Collected material:
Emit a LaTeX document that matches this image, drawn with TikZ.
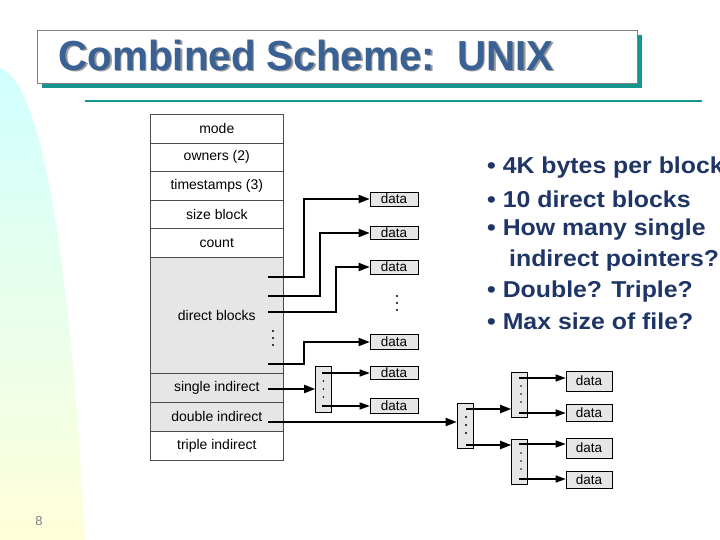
\documentclass[tikz,border=0pt]{standalone}
\usepackage{fontspec}
\setmainfont{Liberation Sans}
\usetikzlibrary{arrows.meta}
\definecolor{teal1}{HTML}{14968E}
\definecolor{titleblue}{HTML}{3A6194}
\definecolor{txtblue}{HTML}{1F3566}
\definecolor{cellgray}{HTML}{E6E6E6}
\begin{document}
\begin{tikzpicture}[x=1pt,y=-1pt,
  cell/.style={draw=black!70,line width=0.6pt,minimum width=133pt,inner sep=0pt,font=\fontsize{14}{14}\selectfont,anchor=north west},
  data/.style={draw=black,fill=cellgray,line width=0.6pt,minimum width=48pt,inner sep=0pt,font=\fontsize{13.5}{13.5}\selectfont},
  ind/.style={draw=black,fill=cellgray,line width=0.6pt,minimum width=16pt,inner sep=0pt},
  ptr/.style={line width=1.8pt,-{Triangle[length=11pt,width=8pt]}},
  thin ptr/.style={line width=1.3pt,-{Triangle[length=10pt,width=7pt]}},
  bul/.style={anchor=west,text=txtblue,font=\bfseries\fontsize{23}{23}\selectfont,inner sep=0pt,xscale=1.08},
  dot/.style={circle,fill=black,inner sep=0pt,minimum size=2.4pt}]
\useasboundingbox (0,0) rectangle (720,540);
% background crescent
\shade[top color=cyan!18,bottom color=yellow!15] (0,68) .. controls (40,80) and (70,250) .. (85,540) -- (0,540) -- cycle;
% title
\fill[teal1] (42,35) rectangle (642,88);
\node[draw=black!50,fill=white,minimum width=600pt,minimum height=53pt,anchor=north west,inner sep=0pt] (tbox) at (37,30) {};
\node[anchor=west,text=black!40,font=\bfseries\fontsize{42}{42}\selectfont,inner sep=0pt,xscale=0.96] (tshadow) at (60,56.5) {Combined Scheme:\ \ UNIX};
\node[anchor=west,text=titleblue,font=\bfseries\fontsize{42}{42}\selectfont,inner sep=0pt,xscale=0.96] (title) at (58.5,55) {Combined Scheme:\ \ UNIX};
\draw[teal1,line width=2pt] (85,101) -- (702,101);
% inode
\node[cell,minimum height=29pt] (mode) at (150,114) {mode};
\node[cell,minimum height=28pt] (own) at (150,143) {owners (2)};
\node[cell,minimum height=29pt] (ts) at (150,171) {timestamps (3)};
\node[cell,minimum height=28pt] (sz) at (150,200) {size block};
\node[cell,minimum height=29pt] (cnt) at (150,228) {count};
\node[cell,fill=cellgray,minimum height=116pt] (dir) at (150,257) {direct blocks};
\node[cell,fill=cellgray,minimum height=29pt] (sgl) at (150,373) {single indirect};
\node[cell,fill=cellgray,minimum height=29pt] (dbl) at (150,402) {double indirect};
\node[cell,minimum height=29pt] (tpl) at (150,431) {triple indirect};
% data blocks
\node[data,minimum height=14pt] (d1) at (394,199) {data};
\node[data,minimum height=13pt] (d2) at (394,233) {data};
\node[data,minimum height=14pt] (d3) at (394,267) {data};
\node[data,minimum height=15pt] (d4) at (394,342) {data};
\node[data,minimum height=13pt] (d5) at (394,373) {data};
\node[data,minimum height=15pt] (d6) at (394,406) {data};
\foreach \y in {296,303,310} \node[dot] at (397,\y) {};
\foreach \y in {331,338,345} \node[dot] at (273,\y) {};
% direct pointers
\coordinate (p1) at (268,277); \coordinate (p2) at (268,296);
\coordinate (p3) at (268,312); \coordinate (p4) at (268,364);
\draw[ptr] (p1) -| (304,199) -- (d1.west);
\draw[ptr] (p2) -| (320,233) -- (d2.west);
\draw[ptr] (p3) -| (336,267) -- (d3.west);
\draw[ptr] (p4) -| (304,342) -- (d4.west);
% single indirect
\node[ind,minimum height=46pt] (si) at (323.5,389) {};
\foreach \y in {381,389,397} \node[dot,minimum size=1.8pt] at (323.5,\y) {};
\coordinate (ps) at (268,389);
\draw[ptr] (ps) -- (si.west);
\draw[thin ptr] (322,373) -- (d5.west);
\draw[thin ptr] (322,406) -- (d6.west);
% double indirect
\node[ind,minimum height=45pt] (di) at (465,425.5) {};
\foreach \y in {417,425,433} \node[dot] at (466,\y) {};
\coordinate (pd) at (268,422);
\draw[ptr] (pd) -- (di.west |- pd);
\node[ind,minimum height=45pt] (b1) at (519.5,394.5) {};
\node[ind,minimum height=45pt] (b2) at (519.5,461.5) {};
\foreach \y in {386,394,402} \node[dot,minimum size=1.6pt] at (521,\y) {};
\foreach \y in {453,461,469} \node[dot,minimum size=1.6pt] at (521,\y) {};
\draw[ptr] (466,409) -- (b1.west |- 0,409);
\draw[ptr] (466,445) -- (b2.west |- 0,445);
\node[data,minimum width=46pt,minimum height=20pt] (e1) at (589,381) {data};
\node[data,minimum width=46pt,minimum height=17pt] (e2) at (589,412.5) {data};
\node[data,minimum width=46pt,minimum height=20pt] (e3) at (589,448) {data};
\node[data,minimum width=46pt,minimum height=17pt] (e4) at (589,479.5) {data};
\foreach \y/\t in {378/e1,413/e2,444/e3,479/e4}
  \draw[thin ptr] (519,\y) -- (\t.west |- 0,\y);
% bullets
\begin{scope}
\clip (0,0) rectangle (720,540);
\node[bul] (t1) at (487,168) {• 4K bytes per block};
\node[bul] (t2) at (487,199) {• 10 direct blocks};
\node[bul] (t3) at (487,230) {• How many single};
\node[bul] (t4) at (509,261) {indirect pointers?};
\node[bul] (t5) at (487,292) {• Double? Triple?};
\node[bul] (t6) at (487,321) {• Max size of file?};
\end{scope}
\node[text=black!50,font=\fontsize{13}{13}\selectfont,inner sep=0pt] (pg) at (39,521) {8};
\end{tikzpicture}
\end{document}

Exercise directions: Restate the whole listing above exactly, please, omitting every image.

Complete output:
Emit a LaTeX document that matches this image, drawn with TikZ.
\documentclass[tikz,border=0pt]{standalone}
\usepackage{fontspec}
\setmainfont{Liberation Sans}
\usetikzlibrary{arrows.meta}
\definecolor{teal1}{HTML}{14968E}
\definecolor{titleblue}{HTML}{3A6194}
\definecolor{txtblue}{HTML}{1F3566}
\definecolor{cellgray}{HTML}{E6E6E6}
\begin{document}
\begin{tikzpicture}[x=1pt,y=-1pt,
  cell/.style={draw=black!70,line width=0.6pt,minimum width=133pt,inner sep=0pt,font=\fontsize{14}{14}\selectfont,anchor=north west},
  data/.style={draw=black,fill=cellgray,line width=0.6pt,minimum width=48pt,inner sep=0pt,font=\fontsize{13.5}{13.5}\selectfont},
  ind/.style={draw=black,fill=cellgray,line width=0.6pt,minimum width=16pt,inner sep=0pt},
  ptr/.style={line width=1.8pt,-{Triangle[length=11pt,width=8pt]}},
  thin ptr/.style={line width=1.3pt,-{Triangle[length=10pt,width=7pt]}},
  bul/.style={anchor=west,text=txtblue,font=\bfseries\fontsize{23}{23}\selectfont,inner sep=0pt,xscale=1.08},
  dot/.style={circle,fill=black,inner sep=0pt,minimum size=2.4pt}]
\useasboundingbox (0,0) rectangle (720,540);
% background crescent
\shade[top color=cyan!18,bottom color=yellow!15] (0,68) .. controls (40,80) and (70,250) .. (85,540) -- (0,540) -- cycle;
% title
\fill[teal1] (42,35) rectangle (642,88);
\node[draw=black!50,fill=white,minimum width=600pt,minimum height=53pt,anchor=north west,inner sep=0pt] (tbox) at (37,30) {};
\node[anchor=west,text=black!40,font=\bfseries\fontsize{42}{42}\selectfont,inner sep=0pt,xscale=0.96] (tshadow) at (60,56.5) {Combined Scheme:\ \ UNIX};
\node[anchor=west,text=titleblue,font=\bfseries\fontsize{42}{42}\selectfont,inner sep=0pt,xscale=0.96] (title) at (58.5,55) {Combined Scheme:\ \ UNIX};
\draw[teal1,line width=2pt] (85,101) -- (702,101);
% inode
\node[cell,minimum height=29pt] (mode) at (150,114) {mode};
\node[cell,minimum height=28pt] (own) at (150,143) {owners (2)};
\node[cell,minimum height=29pt] (ts) at (150,171) {timestamps (3)};
\node[cell,minimum height=28pt] (sz) at (150,200) {size block};
\node[cell,minimum height=29pt] (cnt) at (150,228) {count};
\node[cell,fill=cellgray,minimum height=116pt] (dir) at (150,257) {direct blocks};
\node[cell,fill=cellgray,minimum height=29pt] (sgl) at (150,373) {single indirect};
\node[cell,fill=cellgray,minimum height=29pt] (dbl) at (150,402) {double indirect};
\node[cell,minimum height=29pt] (tpl) at (150,431) {triple indirect};
% data blocks
\node[data,minimum height=14pt] (d1) at (394,199) {data};
\node[data,minimum height=13pt] (d2) at (394,233) {data};
\node[data,minimum height=14pt] (d3) at (394,267) {data};
\node[data,minimum height=15pt] (d4) at (394,342) {data};
\node[data,minimum height=13pt] (d5) at (394,373) {data};
\node[data,minimum height=15pt] (d6) at (394,406) {data};
\foreach \y in {296,303,310} \node[dot] at (397,\y) {};
\foreach \y in {331,338,345} \node[dot] at (273,\y) {};
% direct pointers
\coordinate (p1) at (268,277); \coordinate (p2) at (268,296);
\coordinate (p3) at (268,312); \coordinate (p4) at (268,364);
\draw[ptr] (p1) -| (304,199) -- (d1.west);
\draw[ptr] (p2) -| (320,233) -- (d2.west);
\draw[ptr] (p3) -| (336,267) -- (d3.west);
\draw[ptr] (p4) -| (304,342) -- (d4.west);
% single indirect
\node[ind,minimum height=46pt] (si) at (323.5,389) {};
\foreach \y in {381,389,397} \node[dot,minimum size=1.8pt] at (323.5,\y) {};
\coordinate (ps) at (268,389);
\draw[ptr] (ps) -- (si.west);
\draw[thin ptr] (322,373) -- (d5.west);
\draw[thin ptr] (322,406) -- (d6.west);
% double indirect
\node[ind,minimum height=45pt] (di) at (465,425.5) {};
\foreach \y in {417,425,433} \node[dot] at (466,\y) {};
\coordinate (pd) at (268,422);
\draw[ptr] (pd) -- (di.west |- pd);
\node[ind,minimum height=45pt] (b1) at (519.5,394.5) {};
\node[ind,minimum height=45pt] (b2) at (519.5,461.5) {};
\foreach \y in {386,394,402} \node[dot,minimum size=1.6pt] at (521,\y) {};
\foreach \y in {453,461,469} \node[dot,minimum size=1.6pt] at (521,\y) {};
\draw[ptr] (466,409) -- (b1.west |- 0,409);
\draw[ptr] (466,445) -- (b2.west |- 0,445);
\node[data,minimum width=46pt,minimum height=20pt] (e1) at (589,381) {data};
\node[data,minimum width=46pt,minimum height=17pt] (e2) at (589,412.5) {data};
\node[data,minimum width=46pt,minimum height=20pt] (e3) at (589,448) {data};
\node[data,minimum width=46pt,minimum height=17pt] (e4) at (589,479.5) {data};
\foreach \y/\t in {378/e1,413/e2,444/e3,479/e4}
  \draw[thin ptr] (519,\y) -- (\t.west |- 0,\y);
% bullets
\begin{scope}
\clip (0,0) rectangle (720,540);
\node[bul] (t1) at (487,168) {• 4K bytes per block};
\node[bul] (t2) at (487,199) {• 10 direct blocks};
\node[bul] (t3) at (487,230) {• How many single};
\node[bul] (t4) at (509,261) {indirect pointers?};
\node[bul] (t5) at (487,292) {• Double? Triple?};
\node[bul] (t6) at (487,321) {• Max size of file?};
\end{scope}
\node[text=black!50,font=\fontsize{13}{13}\selectfont,inner sep=0pt] (pg) at (39,521) {8};
\end{tikzpicture}
\end{document}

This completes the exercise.